Another essential factor is earnings estimate reviews. In the United States the reviews are more realistic. Companies do not “guide” consensus with gradual reductions in estimates as is the case in Europe, where it is common practice to reduce analysts’ expectations and then publish results “in line with consensus” when “expectations” have been heavily massaged and reviewed several times. If we analyze the revisions to earnings estimates of European companies, many are surprised that those that appear to be cheaper are the ones that suffer the greatest cuts… And then they are not so cheap. The average of estimates cuts by sector in European companies compared to North American companies ranges between 20% and 30% larger. That is to say, at the beginning of the year, companies in any particular sector in Europe seem optically cheaper than those in the United States, but throughout the year, the earnings expectations of the European companies are revised much lower than the equivalent revised estimates of the US. stocks. We always hear that “Europe is cheaper than the US” without paying attention to the composition of profits, the weight of the sectors with high added value in the index, and the shareholder remuneration policy.

An index with more high-margin, high-growth companies is not more expensive than an index where the greatest weights are traditional sectors without organic growth.

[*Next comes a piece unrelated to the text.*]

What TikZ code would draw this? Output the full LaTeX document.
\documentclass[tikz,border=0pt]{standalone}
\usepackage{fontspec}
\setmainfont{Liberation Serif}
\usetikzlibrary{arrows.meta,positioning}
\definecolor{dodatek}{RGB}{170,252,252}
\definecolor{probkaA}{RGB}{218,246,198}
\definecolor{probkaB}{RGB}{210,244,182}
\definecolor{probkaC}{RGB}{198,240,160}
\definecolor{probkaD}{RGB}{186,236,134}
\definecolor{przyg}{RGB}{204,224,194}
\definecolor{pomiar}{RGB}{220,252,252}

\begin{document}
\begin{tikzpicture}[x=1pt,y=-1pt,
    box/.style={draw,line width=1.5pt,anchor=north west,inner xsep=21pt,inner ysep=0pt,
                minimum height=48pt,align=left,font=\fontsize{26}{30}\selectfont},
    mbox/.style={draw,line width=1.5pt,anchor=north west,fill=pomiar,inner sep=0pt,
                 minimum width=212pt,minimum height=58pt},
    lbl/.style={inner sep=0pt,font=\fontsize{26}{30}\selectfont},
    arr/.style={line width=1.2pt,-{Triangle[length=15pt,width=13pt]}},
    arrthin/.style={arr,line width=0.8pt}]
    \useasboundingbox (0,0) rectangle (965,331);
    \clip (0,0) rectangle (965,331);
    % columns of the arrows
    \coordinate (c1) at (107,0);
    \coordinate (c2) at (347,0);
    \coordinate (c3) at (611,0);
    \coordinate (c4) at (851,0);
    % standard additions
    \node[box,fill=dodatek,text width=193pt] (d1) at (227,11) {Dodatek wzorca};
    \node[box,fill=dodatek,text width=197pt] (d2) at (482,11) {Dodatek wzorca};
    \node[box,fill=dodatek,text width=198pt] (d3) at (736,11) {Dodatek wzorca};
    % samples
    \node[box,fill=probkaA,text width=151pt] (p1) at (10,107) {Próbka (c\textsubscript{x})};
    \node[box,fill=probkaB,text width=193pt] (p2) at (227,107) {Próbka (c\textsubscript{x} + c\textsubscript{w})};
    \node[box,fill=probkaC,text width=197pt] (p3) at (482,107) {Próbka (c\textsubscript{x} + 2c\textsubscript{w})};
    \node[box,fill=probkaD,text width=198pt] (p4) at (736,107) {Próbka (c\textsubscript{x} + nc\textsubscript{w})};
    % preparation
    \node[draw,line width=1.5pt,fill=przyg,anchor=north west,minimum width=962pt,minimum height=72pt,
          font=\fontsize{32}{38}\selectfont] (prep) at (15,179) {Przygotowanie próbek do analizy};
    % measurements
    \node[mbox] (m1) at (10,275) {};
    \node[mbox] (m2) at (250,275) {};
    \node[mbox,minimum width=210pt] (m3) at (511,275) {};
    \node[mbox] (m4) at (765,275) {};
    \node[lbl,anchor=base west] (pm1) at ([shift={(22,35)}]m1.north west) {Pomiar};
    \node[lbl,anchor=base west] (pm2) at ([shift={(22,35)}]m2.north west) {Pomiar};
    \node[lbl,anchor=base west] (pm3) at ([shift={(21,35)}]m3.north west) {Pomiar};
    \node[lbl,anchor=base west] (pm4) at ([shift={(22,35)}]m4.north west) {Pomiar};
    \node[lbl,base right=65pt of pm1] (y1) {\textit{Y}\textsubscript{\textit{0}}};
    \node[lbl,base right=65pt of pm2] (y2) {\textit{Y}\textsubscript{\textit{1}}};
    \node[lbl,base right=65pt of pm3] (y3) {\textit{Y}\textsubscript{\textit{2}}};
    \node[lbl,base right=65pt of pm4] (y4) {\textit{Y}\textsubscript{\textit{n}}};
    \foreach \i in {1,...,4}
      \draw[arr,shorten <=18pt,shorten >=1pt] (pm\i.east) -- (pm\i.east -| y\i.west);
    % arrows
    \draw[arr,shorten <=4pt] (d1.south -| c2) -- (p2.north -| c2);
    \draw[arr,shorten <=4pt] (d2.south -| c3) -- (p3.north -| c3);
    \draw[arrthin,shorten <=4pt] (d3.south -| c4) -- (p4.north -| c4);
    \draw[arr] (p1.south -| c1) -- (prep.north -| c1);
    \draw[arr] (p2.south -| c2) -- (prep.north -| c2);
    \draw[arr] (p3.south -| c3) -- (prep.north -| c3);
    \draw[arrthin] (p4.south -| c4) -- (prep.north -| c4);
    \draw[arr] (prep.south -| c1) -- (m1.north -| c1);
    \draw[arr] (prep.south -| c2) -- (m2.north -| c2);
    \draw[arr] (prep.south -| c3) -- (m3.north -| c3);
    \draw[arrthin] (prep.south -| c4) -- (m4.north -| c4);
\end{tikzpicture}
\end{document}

Looking ahead to the next few months, we will have to analyze in great detail the evolution of fundamentals, at the macro level, profits, cash, and margins. The recent rebound has caused many companies today to trade at unjustified multiples in most countries. This is why we must be especially cautious about believing in the magical placebo effect of central banks.

The European investor should have already learned that the ECB does not give away returns in the stock market.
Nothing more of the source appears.